Thanakorn Siripaiboon is escorted by police outside military court in Bangkok December 14, 2015

"The travesty of law enforcement under the junta's rule reached a new low when Thanakorn was charged with lese-majeste for ... comments that Thai authorities considered as mocking the king's dog," Sunai Phasuk of Human Rights Watch told Reuters, referring to factory worker Thanakorn Siripaiboon, 27.


Junta spokesman Colonel Winthai Suvaree defended the royal insult law.

"We haven't used this law in a harsher manner but in this period there may have been more people who violated this law so authorities have to deal with them accordingly," Winthai told Reuters.

"We need this law in Thailand in order to protect the monarchy which is the love of all Thais," he said.

All this comes amid worries over the health of King Bhumibol Adulyadej, who turned 88 this month, and concerns over an eventual succession - a subject that cannot be openly discussed because of the lese-majeste law that makes it a crime to defame, insult or threaten the king, queen or heir apparent, but one that continues to dominate political developments in Thailand.

The king's son and heir, Crown Prince Maha Vajiralongkorn, does not command the same level of devotion as his father.

Kan Yuenyong at the Siam Intelligence Unit think-tank said the military had become "quite sensitive" over any criticism and was anxious about what an eventual succession would bring.

"The transition is very fragile because there is serious fighting between different camps and stakeholders," he said. "Because of the power struggle, the military is quite sensitive over any criticism and they want to show that they are the ones who can wield power."

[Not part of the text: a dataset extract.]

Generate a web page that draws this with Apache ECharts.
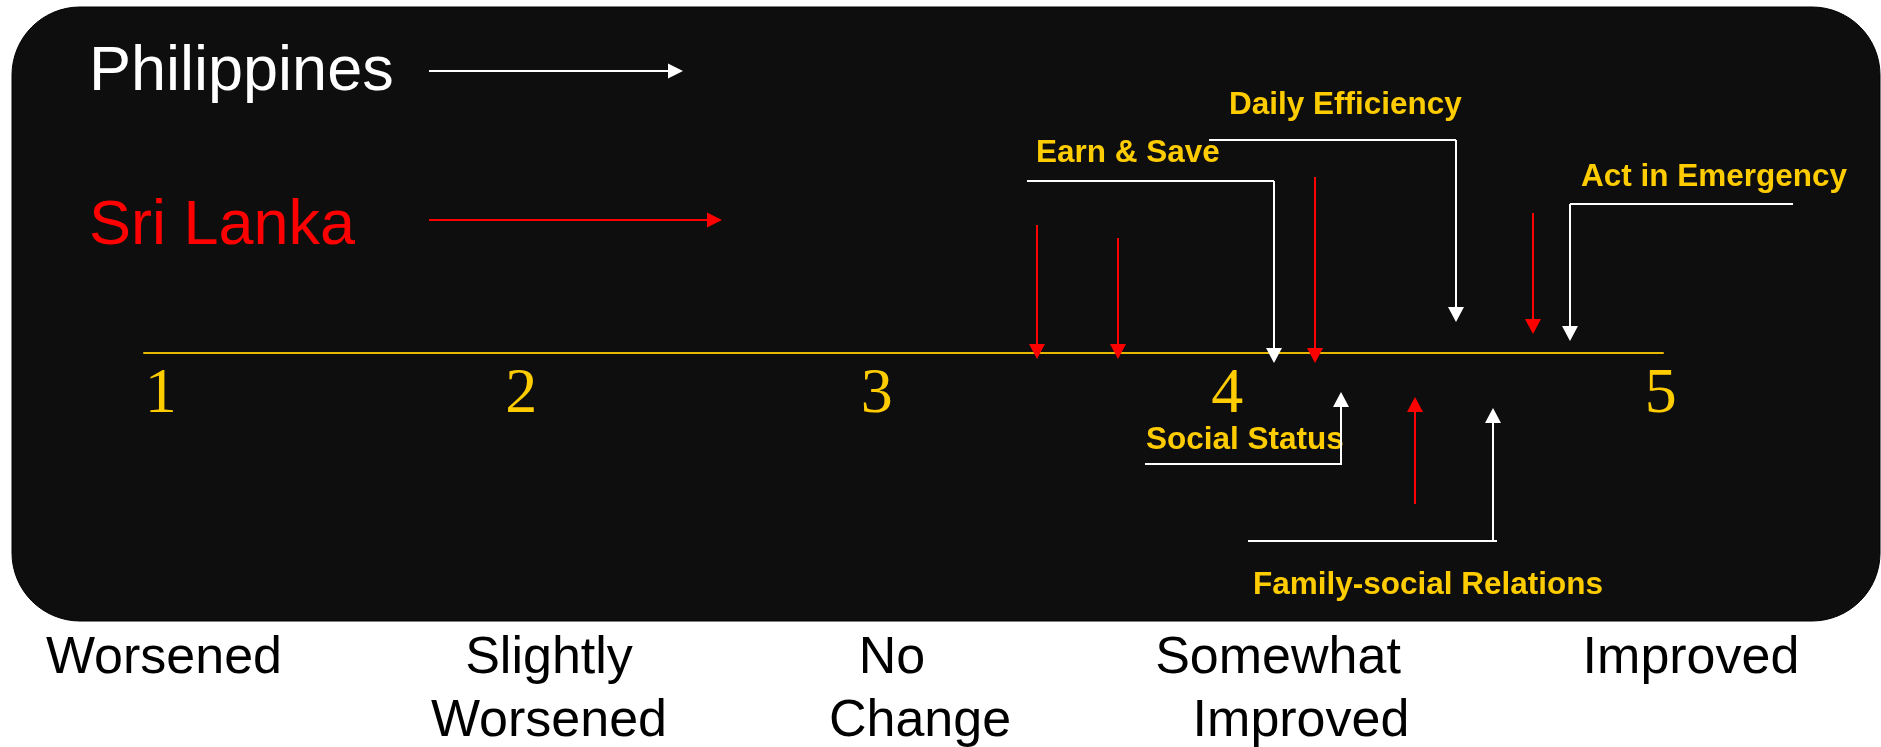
<!DOCTYPE html>
<html>
<head>
<meta charset="utf-8">
<title>Change after training: Philippines vs Sri Lanka</title>
<script src="https://cdn.jsdelivr.net/npm/echarts@6/dist/echarts.min.js"></script>
<style>
  html, body { margin: 0; padding: 0; background: #ffffff; }
  #chart { width: 1881px; height: 747px; }
</style>
</head>
<body>
<div id="chart"></div>
<script>
// ---------- data ----------
const countries = ['Philippines', 'Sri Lanka'];
const categories = ['Earn & Save', 'Daily Efficiency', 'Act in Emergency', 'Social Status', 'Family-social Relations'];
const philippines = [4.04, 4.53, 4.84, 4.22, 4.63];
const sriLanka = [3.40, 4.15, 4.74, 3.62, 4.42];
const scaleValues = [1, 2, 3, 4, 5];
const scaleLabels = ['1', '2', '3', '4', '5'];
const answerLabels = [['Worsened'], ['Slightly', 'Worsened'], ['No', 'Change'], ['Somewhat', 'Improved'], ['Improved']];

// ---------- styling / layout ----------
const GOLD = '#FFCC00';
const AXIS_GOLD = '#E6B800';
const WHITE = '#FFFFFF';
const RED = '#FF0000';
const PANEL = '#0E0E0E';
const SANS = '"Liberation Sans", Arial, Helvetica, sans-serif';
const SERIF = '"Liberation Serif", "Times New Roman", serif';
const LINE_Y = 353;            // scale line, px from top
const HEAD_LEN = 15, HEAD_W = 16;
const LABEL_FONT = 31.5;
const MID = 0.265;             // baseline offset of a middle-aligned sans line, in em

// arrow shafts: px from the scale line (negative = above); leaders and label offsets in px
const phShape = [
  { from: -172, to: 10,  leaderLeft: 247, leaderRight: 0,   textDx: 9,  textDy: -19 },
  { from: -213, to: -31, leaderLeft: 247, leaderRight: 0,   textDx: 20, textDy: -26 },
  { from: -149, to: -12, leaderLeft: 0,   leaderRight: 223, textDx: 11, textDy: -18 },
  { from: 111,  to: 39,  leaderLeft: 196, leaderRight: 1,   textDx: 1,  textDy: -15 },
  { from: 188,  to: 55,  leaderLeft: 245, leaderRight: 4,   textDx: 5,  textDy: 53 }
];
const slShape = [
  { from: -128, to: 6 },
  { from: -176, to: 10 },
  { from: -140, to: -19 },
  { from: -115, to: 6 },
  { from: 151,  to: 44 }
];

// small horizontal nudges for the hand-set scale captions
const digitNudge = [13, 3, -12, -32, 31];
const answerNudge = [[3], [8.5, 8.5], [-28, 0], [-21.5, 1.5], [12]];

function shiftPad(d) {
  return [0, d < 0 ? -2 * d : 0, 0, d > 0 ? 2 * d : 0];
}

const digitRich = {};
scaleValues.forEach(function (v, i) {
  digitRich['n' + i] = {
    fontFamily: SERIF, fontSize: 64, lineHeight: 64, color: GOLD,
    align: 'center', padding: shiftPad(digitNudge[i])
  };
});

const answerRich = {};
answerLabels.forEach(function (lines, i) {
  lines.forEach(function (t, j) {
    answerRich['b' + i + '_' + j] = {
      fontFamily: SANS, fontSize: 52, lineHeight: 63, color: '#000000',
      align: 'center', padding: shiftPad(answerNudge[i][j])
    };
  });
});

function textStyle(text, font, fill) {
  return {
    text: text, font: font, fill: fill,
    align: 'left', verticalAlign: 'middle',
    textAlign: 'left', textVerticalAlign: 'middle'
  };
}

function arrowRenderer(color, shapes, withLabels) {
  return function (params, api) {
    const i = params.dataIndex;
    const s = shapes[i];
    const v = api.value(0);
    const x = Math.round(api.coord([v, 0])[0]);
    const y0 = api.coord([v, s.from])[1];
    const y1 = api.coord([v, s.to])[1];
    const dir = y1 > y0 ? 1 : -1;
    const base = y1 - dir * HEAD_LEN;
    const children = [];
    if (withLabels) {
      const left = x - s.leaderLeft;
      const right = x + s.leaderRight;
      const baseline = y0 + s.textDy;
      children.push({
        type: 'text',
        x: left + s.textDx,
        y: baseline - MID * LABEL_FONT,
        style: textStyle(categories[i], 'bold ' + LABEL_FONT + 'px ' + SANS, GOLD)
      });
      children.push({
        type: 'line',
        shape: { x1: left, y1: y0, x2: right, y2: y0 },
        style: { stroke: color, lineWidth: 2 }
      });
    }
    children.push({
      type: 'line',
      shape: { x1: x, y1: y0, x2: x, y2: base },
      style: { stroke: color, lineWidth: 2 }
    });
    children.push({
      type: 'polygon',
      shape: { points: [[x - HEAD_W / 2, base], [x + HEAD_W / 2, base], [x, y1]] },
      style: { fill: color }
    });
    return { type: 'group', children: children };
  };
}

function legendArrow(y, x0, x1, color) {
  return [
    { type: 'line', shape: { x1: x0, y1: y, x2: x1 - HEAD_LEN, y2: y }, style: { stroke: color, lineWidth: 2 } },
    { type: 'polygon', shape: { points: [[x1 - HEAD_LEN, y - 7.5], [x1 - HEAD_LEN, y + 7.5], [x1, y]] }, style: { fill: color } }
  ];
}

const chart = echarts.init(document.getElementById('chart'), null, { renderer: 'canvas' });

const option = {
  animation: false,
  backgroundColor: '#FFFFFF',
  graphic: {
    elements: [
      {
        type: 'rect', z: -10,
        shape: { x: 12, y: 7, width: 1868, height: 614, r: 68 },
        style: { fill: PANEL, stroke: '#000000', lineWidth: 1 }
      },
      {
        type: 'text', x: 89, y: 89 - MID * 63,
        style: textStyle(countries[0], '63px ' + SANS, WHITE)
      },
      {
        type: 'text', x: 89, y: 243 - MID * 63,
        style: textStyle(countries[1], '63px ' + SANS, RED)
      }
    ].concat(legendArrow(71, 429, 683, WHITE)).concat(legendArrow(220, 429, 722, RED))
  },
  grid: [
    // plot area ends on the scale line; arrows below it extend past the grid edge
    { left: 144, right: 218, top: 0, height: LINE_Y, outerBoundsMode: 'none', containLabel: false },
    { left: 161, right: 202, top: 610, height: 2, outerBoundsMode: 'none', containLabel: false }
  ],
  xAxis: [
    {
      type: 'value', gridIndex: 0, min: 0.99, max: 5.09, position: 'bottom',
      axisLine: { onZero: false, lineStyle: { color: AXIS_GOLD, width: 2 } },
      axisTick: { show: false },
      splitLine: { show: false },
      axisLabel: {
        customValues: scaleValues,
        margin: 10,
        formatter: function (v) {
          const i = scaleValues.indexOf(Math.round(v));
          return '{n' + i + '|' + scaleLabels[i] + '}';
        },
        rich: digitRich
      }
    },
    {
      type: 'value', gridIndex: 1, min: 1, max: 5, interval: 1, position: 'bottom',
      axisLine: { show: false, onZero: false },
      axisTick: { show: false },
      splitLine: { show: false },
      axisLabel: {
        margin: 15,
        formatter: function (v) {
          const i = Math.round(v) - 1;
          return answerLabels[i].map(function (t, j) {
            return '{b' + i + '_' + j + '|' + t + '}';
          }).join('\n');
        },
        rich: answerRich
      }
    }
  ],
  yAxis: [
    { type: 'value', gridIndex: 0, min: -LINE_Y, max: 0, inverse: true, show: false },
    { type: 'value', gridIndex: 1, min: 0, max: 1, show: false }
  ],
  series: [
    {
      name: countries[1], type: 'custom', xAxisIndex: 0, yAxisIndex: 0, z: 4, silent: true, clip: false,
      data: sriLanka.map(function (v, i) { return [v, 0, i]; }),
      encode: { x: 0, y: 1 },
      renderItem: arrowRenderer(RED, slShape, false)
    },
    {
      name: countries[0], type: 'custom', xAxisIndex: 0, yAxisIndex: 0, z: 5, silent: true, clip: false,
      data: philippines.map(function (v, i) { return [v, 0, i]; }),
      encode: { x: 0, y: 1 },
      renderItem: arrowRenderer(WHITE, phShape, true)
    }
  ]
};

chart.setOption(option);
</script>
</body>
</html>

Diplomats and foreign journalists have also been caught up in the military crackdown on anyone perceived as critical of the junta or royal establishment.

On Tuesday, the Thai printer blocked publication of a report in the International New York Times on the king's dog defamation charges, the third time in a month that it has left a Thailand article blank, and the U.S. Ambassador to the country is being investigated over accusations he violated the strict lese-majeste law.

"The U.N. High Commissioner has stated he is appalled by the shockingly disproportionate prison terms handed down this year in lese-majeste cases in Thailand," the Office of the United Nations High Commissioner for Human Rights told Reuters in an e-mail.

The office said prison terms handed down for lese-majeste this year were the heaviest recorded since 2006, when it began documenting cases of individuals prosecuted for lese-majeste offences.